Die quasi monarchische Stellung des Präsidenten, der ungebrochene und oft naiv egoistische Nationalismus, aber auch die anarchistischen Neigungen der Franzosen, die gleichzeitig aber anders als etwa die Italiener auf einen starken, fast allmächtigen Staat setzen, der ihre persönlichen Probleme für sie löst, sind hier relevante Faktoren. Das alles ist sehr, sehr französisch und für den Außenstehenden oft kaum nachvollziehbar. Nur diese Art politische Kultur macht nicht nur Frankreich als Land fast unregierbar, sie wird auch dafür sorgen, dass die ohnehin fragile europäische Währungsunion immer mehr abdriftet, und am Ende womöglich langsam ihrem Untergang entgegentaumelt. Der jetzt absehbare weitere starke Anstieg der französischen Staatsverschuldung wird, wenn kein Wunder geschieht, zu einer ernsten Krise führen, die die EZB vermutlich zwingen wird, wieder vermehrt französische Staatsanleihen zu kaufen und die Zinsen manipulativ nach unten zu drücken, und das auf Dauer.
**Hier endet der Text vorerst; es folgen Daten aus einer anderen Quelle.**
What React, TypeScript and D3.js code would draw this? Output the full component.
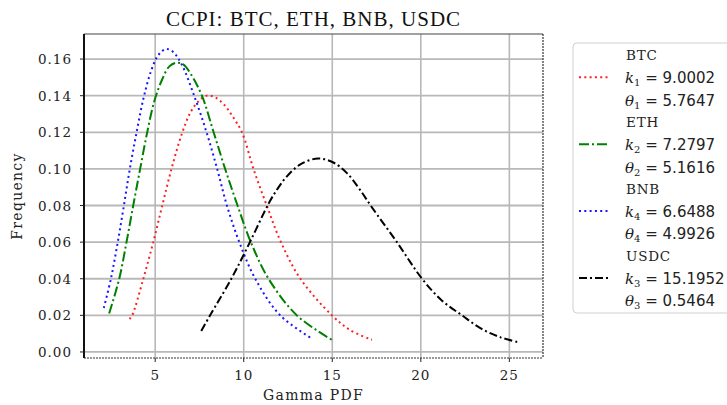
import * as d3 from 'd3'

// x / frequency pairs
const btcX = [3.55, 3.7, 4.33, 4.89, 5.4, 5.92, 6.5, 7.0, 7.45, 7.9, 8.4, 8.9, 9.35, 9.9, 10.55, 11.3, 12.1, 13.2, 14.98, 16.0, 17.24]
const btcY = [0.018, 0.02, 0.04, 0.06, 0.08, 0.1, 0.119, 0.131, 0.137, 0.14, 0.139, 0.135, 0.129, 0.12, 0.1, 0.08, 0.06, 0.04, 0.02, 0.012, 0.0066]

const ethX = [2.4, 2.97, 3.38, 3.76, 4.15, 4.55, 4.95, 5.4, 5.8, 6.2, 6.6, 7.0, 7.64, 8.3, 8.95, 9.65, 10.4, 11.4, 13.0, 14.98]
const ethY = [0.021, 0.04, 0.06, 0.08, 0.1, 0.12, 0.137, 0.149, 0.156, 0.158, 0.157, 0.152, 0.14, 0.12, 0.1, 0.08, 0.06, 0.04, 0.02, 0.0066]

const bnbX = [2.1, 2.5, 2.85, 3.2, 3.55, 3.95, 4.35, 4.75, 5.1, 5.4, 5.65, 6.0, 6.5, 7.2, 7.9, 8.5, 9.05, 9.75, 10.65, 12.06, 13.9]
const bnbY = [0.024, 0.04, 0.058, 0.078, 0.099, 0.12, 0.139, 0.153, 0.161, 0.1645, 0.1655, 0.164, 0.157, 0.14, 0.12, 0.1, 0.08, 0.06, 0.04, 0.02, 0.007]

const usdcX = [7.6, 8.1, 9.3, 10.35, 11.4, 11.9, 12.4, 13.2, 14.2, 15.06, 15.83, 16.5, 17.24, 18.65, 20.07, 21.2, 22.33, 23.36, 24.5, 25.6]
const usdcY = [0.0115, 0.02, 0.04, 0.06, 0.081, 0.089, 0.0955, 0.1025, 0.1057, 0.1035, 0.0977, 0.0895, 0.079, 0.06, 0.04, 0.028, 0.02, 0.013, 0.008, 0.0051]

const xTicks = [5, 10, 15, 20, 25]
const yTicks = [0, 0.02, 0.04, 0.06, 0.08, 0.1, 0.12, 0.14, 0.16]

const series = [
  { name: 'BTC', xs: btcX, ys: btcY, color: '#ff2020', dash: '2,3.3', k: '1', kVal: '9.0002', t: '1', tVal: '5.7647' },
  { name: 'ETH', xs: ethX, ys: ethY, color: '#008000', dash: '10,3,2,3', k: '2', kVal: '7.2797', t: '2', tVal: '5.1616' },
  { name: 'BNB', xs: bnbX, ys: bnbY, color: '#1515ff', dash: '2,3.3', k: '4', kVal: '6.6488', t: '4', tVal: '4.9926' },
  { name: 'USDC', xs: usdcX, ys: usdcY, color: '#000000', dash: '8,3,2,3', k: '3', kVal: '15.1952', t: '3', tVal: '0.5464' },
]

const W = 727
const H = 405
const left = 84
const right = 543
const top = 34
const bottom = 358

export default function App() {
  const x = d3.scaleLinear().domain([0.98, 26.9]).range([left, right])
  const y = d3.scaleLinear().domain([-0.0033, 0.1737]).range([bottom, top])
  const fmt = d3.format('.2f')

  const line = d3
    .line<[number, number]>()
    .x((d) => x(d[0]))
    .y((d) => y(d[1]))
    .curve(d3.curveCatmullRom.alpha(0.5))

  const serif = 'DejaVu Serif, serif'
  const lineH = 22.3

  return (
    <svg width={W} height={H} style={{ position: 'absolute', left: 0, top: 0, background: '#fff' }}>
      <defs>
        <clipPath id="clip">
          <rect x={left} y={top} width={right - left} height={bottom - top} />
        </clipPath>
      </defs>
      {/* grid */}
      {xTicks.map((t) => (
        <line key={'gx' + t} x1={x(t)} x2={x(t)} y1={top} y2={bottom} stroke="#b8b8b8" strokeWidth={1.6} />
      ))}
      {yTicks.map((t) => (
        <line key={'gy' + t} x1={left} x2={right} y1={y(t)} y2={y(t)} stroke="#b8b8b8" strokeWidth={1.8} />
      ))}

      {/* curves */}
      <g clipPath="url(#clip)">
        {series.map((s) => (
          <path
            key={s.name}
            d={line(s.xs.map((v, i) => [v, s.ys[i]] as [number, number])) || ''}
            fill="none"
            stroke={s.color}
            strokeWidth={2}
            strokeDasharray={s.dash}
          />
        ))}
      </g>

      {/* spines */}
      <line x1={left} x2={right} y1={top} y2={top} stroke="#444" strokeWidth={1.2} />
      <line x1={right} x2={right} y1={top} y2={bottom} stroke="#333" strokeWidth={1.2} strokeDasharray="2,1" />
      <line x1={left} x2={right} y1={bottom} y2={bottom} stroke="#333" strokeWidth={1} strokeDasharray="2,1" />
      <line x1={left} x2={left} y1={top} y2={bottom} stroke="#111" strokeWidth={2} />

      {/* y ticks */}
      {yTicks.map((t) => (
        <g key={'yt' + t}>
          <line x1={left - 4} x2={left} y1={y(t)} y2={y(t)} stroke="#222" strokeWidth={1} />
          <text x={left - 12} y={y(t) + 5} textAnchor="end" fontFamily={serif} fontSize={13.5} letterSpacing={1} fill="#222">
            {fmt(t)}
          </text>
        </g>
      ))}
      {/* x ticks */}
      {xTicks.map((t) => (
        <g key={'xt' + t}>
          <line x1={x(t)} x2={x(t)} y1={bottom} y2={bottom + 4} stroke="#222" strokeWidth={1} />
          <text x={x(t)} y={bottom + 22} textAnchor="middle" fontFamily={serif} fontSize={13.5} letterSpacing={1} fill="#222">
            {t}
          </text>
        </g>
      ))}

      <text x={(left + right) / 2} y={26} textAnchor="middle" fontFamily="Liberation Serif, serif" fontSize={21} letterSpacing={1} fill="#111">
        CCPI: BTC, ETH, BNB, USDC
      </text>
      <text x={(left + right) / 2} y={400} textAnchor="middle" fontFamily={serif} fontSize={14} letterSpacing={1.3} fill="#222">
        Gamma PDF
      </text>
      <text
        transform={`translate(22,${(top + bottom) / 2}) rotate(-90)`}
        textAnchor="middle"
        fontFamily={serif}
        fontSize={14}
        letterSpacing={1.3}
        fill="#222"
      >
        Frequency
      </text>

      {/* legend */}
      <rect x={573} y={43} width={170} height={270} rx={4} fill="#fff" stroke="#d0d0d0" strokeWidth={1} />
      {series.map((s, i) => {
        const y0 = 55 + i * 3 * lineH
        return (
          <g key={'lg' + s.name}>
            <line x1={579} x2={609} y1={y0 + lineH} y2={y0 + lineH} stroke={s.color} strokeWidth={2} strokeDasharray={s.dash} />
            <text x={626} y={y0 + 5} fontFamily={serif} fontSize={13.5} letterSpacing={0.8} fill="#222">
              {s.name}
            </text>
            <text x={625} y={y0 + lineH + 6} fontSize={15} fill="#222">
              <tspan fontFamily={serif} fontStyle="italic">k</tspan>
              <tspan fontFamily={serif} fontSize={10} dy={3}>{s.k}</tspan>
              <tspan fontFamily="DejaVu Sans, sans-serif" dy={-3}>{' = ' + s.kVal}</tspan>
            </text>
            <text x={625} y={y0 + 2 * lineH + 6} fontSize={15} fill="#222">
              <tspan fontFamily={serif} fontStyle="italic">θ</tspan>
              <tspan fontFamily={serif} fontSize={10} dy={3}>{s.t}</tspan>
              <tspan fontFamily="DejaVu Sans, sans-serif" dy={-3}>{' = ' + s.tVal}</tspan>
            </text>
          </g>
        )
      })}
    </svg>
  )
}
Das wiederum wird den Wert des Euro sinken lassen und die Inflation in allen Euro-Ländern erneut anheizen, das ist klar. Der Euro wird immer mehr zur Ramschwährung werden, wie der französische Franc nach dem II. Weltkrieg, bevor de Gaulle das Land für einige Jahrzehnte ansatzweise stabilisierte, eine wahrhaft herkulische Leistung, die aber Macron nicht mehr vollbringen wird.
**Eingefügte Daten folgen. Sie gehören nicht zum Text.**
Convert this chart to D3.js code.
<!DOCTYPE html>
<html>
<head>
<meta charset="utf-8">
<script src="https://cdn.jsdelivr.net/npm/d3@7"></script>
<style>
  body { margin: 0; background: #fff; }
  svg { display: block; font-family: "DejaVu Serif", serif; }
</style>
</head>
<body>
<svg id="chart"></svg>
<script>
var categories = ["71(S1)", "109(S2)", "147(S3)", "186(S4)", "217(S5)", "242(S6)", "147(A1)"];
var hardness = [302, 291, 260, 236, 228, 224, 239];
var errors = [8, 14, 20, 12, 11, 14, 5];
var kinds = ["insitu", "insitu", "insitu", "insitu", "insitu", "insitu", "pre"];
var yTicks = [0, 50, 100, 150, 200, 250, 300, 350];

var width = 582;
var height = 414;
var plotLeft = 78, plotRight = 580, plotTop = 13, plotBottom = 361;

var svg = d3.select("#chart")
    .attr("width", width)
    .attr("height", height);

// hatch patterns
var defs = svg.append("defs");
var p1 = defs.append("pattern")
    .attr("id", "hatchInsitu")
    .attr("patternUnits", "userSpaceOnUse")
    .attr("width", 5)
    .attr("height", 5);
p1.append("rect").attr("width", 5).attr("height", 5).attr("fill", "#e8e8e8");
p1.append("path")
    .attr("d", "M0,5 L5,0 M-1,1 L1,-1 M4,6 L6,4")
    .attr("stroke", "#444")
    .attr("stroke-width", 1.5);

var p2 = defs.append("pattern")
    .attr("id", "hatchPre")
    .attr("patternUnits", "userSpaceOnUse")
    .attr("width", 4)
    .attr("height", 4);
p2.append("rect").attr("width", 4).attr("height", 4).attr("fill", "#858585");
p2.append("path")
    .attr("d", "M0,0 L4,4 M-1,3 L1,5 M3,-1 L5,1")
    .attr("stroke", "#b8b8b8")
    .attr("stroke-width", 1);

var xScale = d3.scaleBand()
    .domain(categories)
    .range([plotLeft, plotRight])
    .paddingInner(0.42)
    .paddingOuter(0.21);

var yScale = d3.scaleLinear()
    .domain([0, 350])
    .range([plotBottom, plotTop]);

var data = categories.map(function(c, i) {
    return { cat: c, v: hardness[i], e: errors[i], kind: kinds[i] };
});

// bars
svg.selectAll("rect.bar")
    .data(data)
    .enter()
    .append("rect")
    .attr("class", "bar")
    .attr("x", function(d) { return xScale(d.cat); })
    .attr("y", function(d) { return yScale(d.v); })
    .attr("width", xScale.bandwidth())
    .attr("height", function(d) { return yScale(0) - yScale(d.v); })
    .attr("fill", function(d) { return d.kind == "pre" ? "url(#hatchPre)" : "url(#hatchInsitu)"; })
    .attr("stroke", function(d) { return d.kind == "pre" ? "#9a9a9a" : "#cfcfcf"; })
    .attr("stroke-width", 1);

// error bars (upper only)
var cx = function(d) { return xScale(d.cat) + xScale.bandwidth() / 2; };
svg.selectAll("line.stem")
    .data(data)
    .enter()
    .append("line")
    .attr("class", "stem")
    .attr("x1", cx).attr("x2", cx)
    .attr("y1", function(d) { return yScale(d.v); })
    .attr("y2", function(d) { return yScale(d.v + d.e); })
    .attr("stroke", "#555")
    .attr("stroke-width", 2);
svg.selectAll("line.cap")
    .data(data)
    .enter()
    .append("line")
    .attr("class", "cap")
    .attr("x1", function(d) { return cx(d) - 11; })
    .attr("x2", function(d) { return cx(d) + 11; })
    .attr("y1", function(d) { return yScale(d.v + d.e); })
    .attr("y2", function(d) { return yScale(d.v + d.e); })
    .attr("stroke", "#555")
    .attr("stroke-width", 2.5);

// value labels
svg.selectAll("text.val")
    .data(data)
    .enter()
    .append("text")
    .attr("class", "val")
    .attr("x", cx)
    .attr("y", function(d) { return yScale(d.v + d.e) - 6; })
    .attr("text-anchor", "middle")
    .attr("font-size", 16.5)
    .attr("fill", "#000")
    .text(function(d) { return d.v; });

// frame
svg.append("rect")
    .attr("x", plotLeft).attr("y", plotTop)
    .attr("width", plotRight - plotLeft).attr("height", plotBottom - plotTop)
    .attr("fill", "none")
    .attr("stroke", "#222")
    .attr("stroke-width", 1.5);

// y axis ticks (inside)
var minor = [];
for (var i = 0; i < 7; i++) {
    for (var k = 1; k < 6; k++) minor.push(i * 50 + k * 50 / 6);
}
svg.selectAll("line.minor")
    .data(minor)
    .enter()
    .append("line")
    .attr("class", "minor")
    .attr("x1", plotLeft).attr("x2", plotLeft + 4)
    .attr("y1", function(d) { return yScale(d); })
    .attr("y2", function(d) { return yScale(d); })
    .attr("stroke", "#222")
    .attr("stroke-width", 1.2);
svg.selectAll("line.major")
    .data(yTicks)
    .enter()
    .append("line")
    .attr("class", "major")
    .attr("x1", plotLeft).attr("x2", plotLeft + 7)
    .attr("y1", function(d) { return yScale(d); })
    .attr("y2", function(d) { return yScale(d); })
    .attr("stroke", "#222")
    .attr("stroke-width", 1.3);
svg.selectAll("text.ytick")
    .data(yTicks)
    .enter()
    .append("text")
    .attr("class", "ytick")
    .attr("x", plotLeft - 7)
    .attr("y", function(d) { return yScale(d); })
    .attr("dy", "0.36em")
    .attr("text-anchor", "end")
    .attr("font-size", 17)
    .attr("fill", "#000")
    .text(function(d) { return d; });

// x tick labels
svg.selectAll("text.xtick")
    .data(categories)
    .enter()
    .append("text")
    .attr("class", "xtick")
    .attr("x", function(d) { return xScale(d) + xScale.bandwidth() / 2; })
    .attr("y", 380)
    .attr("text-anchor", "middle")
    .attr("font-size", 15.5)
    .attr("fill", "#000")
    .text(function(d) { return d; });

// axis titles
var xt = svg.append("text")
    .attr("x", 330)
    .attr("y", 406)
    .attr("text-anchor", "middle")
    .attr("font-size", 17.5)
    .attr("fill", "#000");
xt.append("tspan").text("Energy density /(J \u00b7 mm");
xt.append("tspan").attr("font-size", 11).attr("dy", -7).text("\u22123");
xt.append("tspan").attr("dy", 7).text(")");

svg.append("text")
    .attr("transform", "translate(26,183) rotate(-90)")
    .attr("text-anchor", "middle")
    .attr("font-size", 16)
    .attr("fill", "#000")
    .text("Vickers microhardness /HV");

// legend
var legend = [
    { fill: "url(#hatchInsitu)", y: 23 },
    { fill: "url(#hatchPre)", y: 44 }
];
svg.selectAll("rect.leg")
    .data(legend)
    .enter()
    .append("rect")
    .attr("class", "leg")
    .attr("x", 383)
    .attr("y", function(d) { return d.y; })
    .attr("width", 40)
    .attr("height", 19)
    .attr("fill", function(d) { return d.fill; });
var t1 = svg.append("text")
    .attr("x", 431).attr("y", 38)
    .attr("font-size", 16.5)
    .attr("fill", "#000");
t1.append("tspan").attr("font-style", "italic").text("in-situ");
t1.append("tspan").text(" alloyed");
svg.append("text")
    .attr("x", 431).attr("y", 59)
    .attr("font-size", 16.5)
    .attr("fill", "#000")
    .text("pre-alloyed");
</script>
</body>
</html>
Es entbehrt dabei nicht einer gewissen Ironie, dass es französische Politiker wie Mitterand und Delors waren, die das Projekt des Euro 1989/90 maßgeblich durchsetzen, so wie es jetzt Frankreich ist, dass die gemeinsame Währung faktisch endgültig zu unterminieren droht. In dieser Situation freilich an einer deutschen Schuldenbremse festzuhalten, ist komplett irrsinnig, und nur deutsche Politiker sind zu einer solchen Torheit fähig, denn wir haften für die französischen und italienischen sowie sonstigen Staatsschulden unserer Euro-Partnerländer ja ohnehin mit, wie die letzten Jahre gezeigt haben; da nützt es uns gar nichts, unsere eigene Staatsverschuldung zu begrenzen, auch wenn ein Herr Lindner sich weigert, das zu begreifen.